Do this
The line holding "const plotLeft = 45, plotRight" is the last one to output; start at the first line of the data, keep every line in between exactly, and leave out pictures.

Dataset excerpt

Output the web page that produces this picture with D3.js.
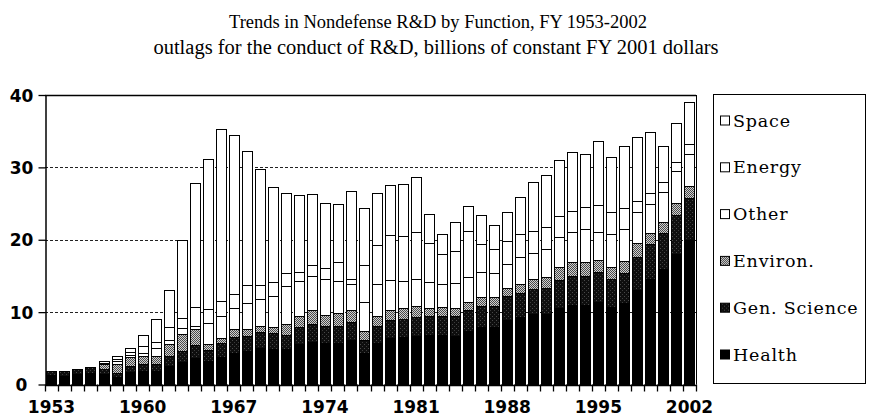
<!DOCTYPE html>
<html lang="en">
<head>
<meta charset="utf-8">
<title>Trends in Nondefense R&amp;D by Function</title>
<script src="https://d3js.org/d3.v7.min.js"></script>
<style>
  body { margin:0; background:#fff; }
  .title { font-family:"Liberation Serif", serif; fill:#000; }
  .axislab { font-family:"DejaVu Sans", sans-serif; font-size:17px; font-weight:bold; fill:#000; }
  .legend text { font-family:"DejaVu Serif", serif; font-size:17.5px; letter-spacing:0.8px; fill:#000; }
</style>
</head>
<body>
<script>

// Canvas and plot frame
const w = 872, h = 419;
const plotLeft = 45, plotRight = 696, plotTop = 95, plotBottom = 384.5;

// Data: outlays in billions of constant FY 2001 dollars
var years = d3.range(1953, 2003);
var xLabels = [1953, 1960, 1967, 1974, 1981, 1988, 1995, 2002];
var yTicks = [0, 10, 20, 30, 40];
var keys = ["Health", "Gen. Science", "Environ.", "Other", "Energy", "Space"];

var health = [1.35, 1.2, 1.45, 1.65, 1.4, 1.0, 1.7, 1.8, 1.9, 2.6,
              3.1, 3.7, 3.2, 3.85, 4.4, 4.6, 5.0, 4.95, 4.9, 5.65,
              5.9, 5.75, 5.75, 6.2, 4.3, 5.75, 6.4, 6.5, 6.7, 6.8,
              6.8, 6.7, 7.35, 7.9, 7.9, 8.9, 9.3, 9.7, 9.8, 10.6,
              11.0, 11.0, 11.4, 10.7, 11.3, 13.1, 14.6, 15.9, 18.0, 19.9];
var genScience = [0.5, 0.6, 0.7, 0.8, 0.8, 0.6, 0.9, 1.0, 1.0, 1.3,
                  1.5, 1.8, 1.6, 1.9, 2.1, 2.1, 2.2, 2.1, 2.0, 2.3,
                  2.4, 2.3, 2.3, 2.4, 1.8, 2.3, 2.5, 2.5, 2.6, 2.6,
                  2.6, 2.7, 2.9, 3.0, 3.0, 3.3, 3.4, 3.5, 3.6, 3.9,
                  4.0, 4.0, 4.1, 3.9, 4.1, 4.5, 4.8, 5.0, 5.4, 5.8];
var environ = [0, 0, 0, 0, 0.6, 1.3, 1.2, 1.2, 1.0, 1.7,
               2.4, 2.2, 0.85, 0.65, 1.1, 0.9, 0.85, 0.9, 1.4, 1.5,
               2.0, 1.55, 1.85, 1.7, 1.35, 1.35, 1.4, 1.6, 1.6, 1.2,
               1.3, 1.2, 1.15, 1.2, 1.2, 1.1, 1.2, 1.4, 1.5, 1.7,
               1.9, 1.9, 1.7, 1.7, 1.7, 1.9, 1.5, 1.5, 1.7, 1.7];
var other = [0, 0, 0, 0, 0.1, 0.3, 0.3, 0.4, 1.15, 0.6,
             0.8, 0.4, 2.85, 3.0, 3.0, 3.7, 3.75, 4.25, 5.3, 4.8,
             4.7, 5.0, 4.45, 3.6, 3.95, 4.5, 4.1, 3.75, 3.7, 3.5,
             3.2, 3.45, 3.5, 3.4, 3.3, 3.3, 3.7, 3.6, 3.8, 4.2,
             4.2, 4.6, 3.9, 4.5, 4.4, 4.3, 4.0, 4.2, 4.4, 4.5];
var energy = [0, 0, 0, 0, 0.1, 0.3, 0.4, 0.9, 0.85, 1.7,
              1.4, 2.6, 1.9, 2.1, 1.95, 2.4, 1.95, 2.0, 1.85, 1.3,
              1.5, 1.5, 2.55, 0.7, 5.15, 5.4, 6.3, 6.15, 6.5, 5.4,
              4.1, 4.35, 6.3, 3.95, 3.3, 3.2, 3.2, 3.0, 3.0, 2.9,
              2.9, 3.0, 3.7, 3.0, 2.9, 1.5, 1.5, 1.4, 1.3, 1.3];
var space = [0, 0, 0, 0, 0.2, 0.5, 0.6, 1.6, 3.1, 5.2,
             10.7, 17.1, 20.7, 23.8, 21.95, 18.5, 16.0, 13.1, 11.05, 10.6,
             9.8, 9.0, 8.0, 12.2, 7.8, 7.1, 6.9, 7.2, 7.6, 4.1,
             2.8, 4.1, 3.4, 3.95, 3.3, 4.0, 5.1, 6.8, 7.3, 7.7,
             8.1, 7.4, 8.9, 7.6, 8.5, 8.9, 8.5, 5.0, 5.4, 5.8];

var table = years.map((y, i) => ({
  year: y,
  "Health": health[i],
  "Gen. Science": genScience[i],
  "Environ.": environ[i],
  "Other": other[i],
  "Energy": energy[i],
  "Space": space[i]
}));

var fills = {
  "Health": "#000",
  "Gen. Science": "url(#genSci)",
  "Environ.": "url(#environ)",
  "Other": "#fff",
  "Energy": "#fff",
  "Space": "#fff"
};

// Create the svg canvas
var svg = d3.select("body")
            .append("svg")
            .attr("width", w)
            .attr("height", h);

// Fill patterns for the shaded functions
var defs = svg.append("defs");
var gs = defs.append("pattern")
             .attr("id", "genSci")
             .attr("patternUnits", "userSpaceOnUse")
             .attr("width", 4).attr("height", 4);
gs.append("rect").attr("width", 4).attr("height", 4).attr("fill", "#0e0e0e");
gs.append("rect").attr("x", 0).attr("y", 0).attr("width", 1).attr("height", 1).attr("fill", "#4a4a4a");
gs.append("rect").attr("x", 2).attr("y", 2).attr("width", 1).attr("height", 1).attr("fill", "#3c3c3c");

var ev = defs.append("pattern")
             .attr("id", "environ")
             .attr("patternUnits", "userSpaceOnUse")
             .attr("width", 2).attr("height", 2);
ev.append("rect").attr("width", 2).attr("height", 2).attr("fill", "#cfcfcf");
ev.append("rect").attr("x", 0).attr("y", 0).attr("width", 1).attr("height", 1).attr("fill", "#4a4a4a");
ev.append("rect").attr("x", 1).attr("y", 1).attr("width", 1).attr("height", 1).attr("fill", "#4a4a4a");

// Scales
var xScale = d3.scaleBand()
               .domain(years)
               .range([plotLeft, plotRight])
               .paddingInner(0.22)
               .paddingOuter(0.11);

var yScale = d3.scaleLinear()
               .domain([0, 40])
               .range([plotBottom, plotTop]);

var crisp = v => Math.round(v) + 0.5;

// Title
svg.append("text").attr("class", "title")
   .attr("x", 438).attr("y", 28).attr("text-anchor", "middle")
   .style("font-size", "18.5px")
   .text("Trends in Nondefense R&D by Function, FY 1953-2002");
svg.append("text").attr("class", "title")
   .attr("x", 436).attr("y", 54).attr("text-anchor", "middle")
   .style("font-size", "20.5px")
   .text("outlags for the conduct of R&D, billions of constant FY 2001 dollars");

// Dotted gridlines
svg.append("g")
   .selectAll("line")
   .data(yTicks.filter(d => d > 0 && d < 40))
   .join("line")
   .attr("x1", plotLeft).attr("x2", plotRight)
   .attr("y1", d => crisp(yScale(d))).attr("y2", d => crisp(yScale(d)))
   .attr("stroke", "#222")
   .attr("stroke-dasharray", "3,2");

// Stacked bars
var series = d3.stack().keys(keys)(table);

svg.append("g")
   .selectAll("g")
   .data(series)
   .join("g")
   .attr("fill", d => fills[d.key])
   .selectAll("rect")
   .data(d => d.filter(s => s[1] > s[0]))
   .join("rect")
   .attr("x", d => crisp(xScale(d.data.year)))
   .attr("y", d => crisp(yScale(d[1])))
   .attr("width", Math.round(xScale.bandwidth()))
   .attr("height", d => Math.max(0, crisp(yScale(d[0])) - crisp(yScale(d[1]))))
   .attr("stroke", "#000")
   .attr("stroke-width", 1);

// Frame: top and right edges
svg.append("line")
   .attr("x1", plotLeft).attr("x2", plotRight)
   .attr("y1", crisp(yScale(40))).attr("y2", crisp(yScale(40)))
   .attr("stroke", "#000").attr("stroke-width", 1.3);
svg.append("line")
   .attr("x1", crisp(plotRight)).attr("x2", crisp(plotRight))
   .attr("y1", yScale(40)).attr("y2", yScale(0))
   .attr("stroke", "#000");

// Y axis
var yAxis = svg.append("g")
   .attr("transform", "translate(" + crisp(plotLeft) + ",0)")
   .call(d3.axisLeft(yScale).tickValues(yTicks).tickSize(7).tickSizeOuter(0));
yAxis.select(".domain").attr("stroke-width", 1.5);
yAxis.selectAll(".tick line").attr("stroke-width", 1.3);
yAxis.selectAll(".tick text")
     .attr("class", "axislab")
     .attr("x", -24)
     .attr("dy", "0.36em")
     .style("text-anchor", "middle");

// X axis: baseline, ticks between the bars, labels every 7 years
svg.append("line")
   .attr("x1", plotLeft).attr("x2", plotRight)
   .attr("y1", crisp(yScale(0))).attr("y2", crisp(yScale(0)))
   .attr("stroke", "#000").attr("stroke-width", 1.5);

svg.append("g")
   .selectAll("line")
   .data(d3.range(years.length + 1))
   .join("line")
   .attr("x1", i => crisp(plotLeft + i * xScale.step()))
   .attr("x2", i => crisp(plotLeft + i * xScale.step()))
   .attr("y1", yScale(0)).attr("y2", yScale(0) + 7)
   .attr("stroke", "#000").attr("stroke-width", 1.3);

svg.append("g")
   .selectAll("text")
   .data(xLabels)
   .join("text")
   .attr("class", "axislab")
   .attr("x", d => xScale(d) + xScale.bandwidth() / 2)
   .attr("y", 413)
   .attr("text-anchor", "middle")
   .text(d => d);

// Legend
var legend = svg.append("g").attr("class", "legend");
legend.append("rect")
      .attr("x", 713.5).attr("y", 94.5)
      .attr("width", 152).attr("height", 289)
      .attr("fill", "none").attr("stroke", "#000");

keys.slice().reverse().forEach((k, i) => {
  var g = legend.append("g")
                .attr("transform", "translate(720," + (126.5 + 46.8 * i) + ")");
  g.append("rect")
   .attr("x", 0.5).attr("y", -10.5)
   .attr("width", 9).attr("height", 9)
   .attr("fill", fills[k])
   .attr("stroke", "#000");
  g.append("text")
   .attr("x", 13)
   .attr("y", 0)
   .text(k);
});

</script>
</body>
</html>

Result for this task
Output the web page that produces this picture with D3.js.
<!DOCTYPE html>
<html lang="en">
<head>
<meta charset="utf-8">
<title>Trends in Nondefense R&amp;D by Function</title>
<script src="https://d3js.org/d3.v7.min.js"></script>
<style>
  body { margin:0; background:#fff; }
  .title { font-family:"Liberation Serif", serif; fill:#000; }
  .axislab { font-family:"DejaVu Sans", sans-serif; font-size:17px; font-weight:bold; fill:#000; }
  .legend text { font-family:"DejaVu Serif", serif; font-size:17.5px; letter-spacing:0.8px; fill:#000; }
</style>
</head>
<body>
<script>

// Canvas and plot frame
const w = 872, h = 419;
const plotLeft = 45, plotRight = 696, plotTop = 95, plotBottom = 384.5;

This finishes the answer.